AIt introduces musical variety to prevent the listener from becoming bored with C major
BIt creates tonal instability that must be resolved — the listener now awaits a return to C major, giving the recapitulation its sense of arrival and completion
CIt is required by sonata form rules; composers had no choice but to modulate to the dominant
DIt allows the composer to use different pitches in the melody, expanding the harmonic palette
The modulation to the dominant is not merely variety for its own sake — it creates productive tension. Arriving in G major feels stable locally, but the listener remains aware of having left the home key. This tension is the engine that drives the rest of the movement: the development further destabilizes tonality, and the recapitulation's return to C major is satisfying precisely because it resolves the departure established in the exposition.
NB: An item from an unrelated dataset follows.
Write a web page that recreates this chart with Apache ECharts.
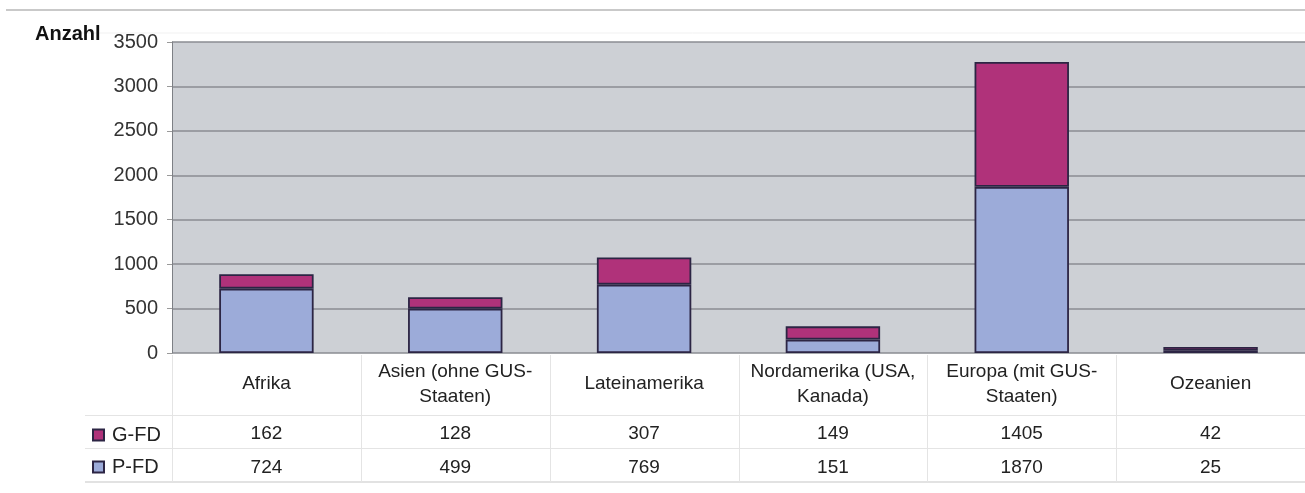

Modulation is architectural, not decorative.
Question 2 Multiple Choice
A composer wants to create maximum harmonic disorientation in a development section before a triumphant return to the home key. Which modulation approach best serves this goal?
AModulating to the relative minor, which is the closest harmonically related key
BUsing pivot-chord modulation to transition smoothly between closely related keys
CPassing through distantly related keys — including tritone-related or chromatic keys — to create a sense of harmonic journey that makes the eventual return feel earned
DStaying in one key throughout the development to contrast with the modulating exposition
The degree of harmonic distance determines the intensity of the effect. The relative minor is only a mild coloring — closely related keys. A tritone substitution or chromatic modulation creates genuine disorientation. In development sections (sonata form) or developmental passages generally, composers deliberately pass through several distantly related keys to create tension and a sense of wandering, which makes the eventual tonic return feel like resolution rather than mere repetition. Calibrating that distance to expressive intention is the compositional skill.
Question 3 True / False
Pivot-chord modulation is used when a composer wants to create an abrupt, dramatically jarring key change.
TTrue
FFalse
Answer: False
This is exactly backwards. Pivot-chord modulation achieves *smooth*, almost imperceptible key changes by reinterpreting a chord that belongs to both the old and new key. The listener may not notice the seam until they are already in the new tonal region. *Direct modulation* — an abrupt jump to a new key, often marked by a sudden accidental — is the technique for dramatic, jarring key changes. The choice between smooth and direct modulation is a deliberate expressive decision: smooth for seamless transitions, direct for character changes, sectional contrasts, or emotional rupture.
Question 4 True / False
The primary compositional function of modulation is to introduce different scale pitches into a piece, expanding the melodic vocabulary available to the composer.
TTrue
FFalse
Answer: False
While modulation does introduce new pitches (accidentals), this is a byproduct rather than the function. The primary purpose is architectural and dramatic: modulation creates departure from a harmonic home, generates tension that requires resolution, controls energy and scale across a composition's formal sections, and allows a return to the tonic to carry weight and meaning. Thinking of modulation as 'access to more notes' misses why it matters — a composer could introduce chromatic pitches without modulating. The structural consequence (a new tonal center) is what gives modulation its expressive power.
Question 5 Short Answer
Why does the *choice of which key to modulate to* matter as much as the technique used to get there?
Think about your answer, then reveal below.
Model answer: Different keys stand in different harmonic relationships to the home key — near keys (dominant, subdominant, relative minor) feel closely connected and create mild departure; distant keys (tritone-related, chromatic) create strong disorientation. The degree of harmonic distance directly determines the dramatic intensity of the modulation and the emotional weight of the eventual return home. A composer who only knows *how* to modulate (pivot chords, sequences, direct shifts) but not *why* to choose a particular destination will produce technically correct but expressively undifferentiated music. The destination is the message.
This is the heart of modulation as compositional craft rather than mere technique. Beethoven modulating to keys a third apart creates a different emotional color than Mozart modulating to the dominant; Schubert's unexpected flat-side modulations (to bVI) create a characteristic dreamlike quality. These choices are not arbitrary — they reflect a composer's command of how harmonic distance maps to emotional effect, and they shape the listener's experience of the piece's large-scale architecture.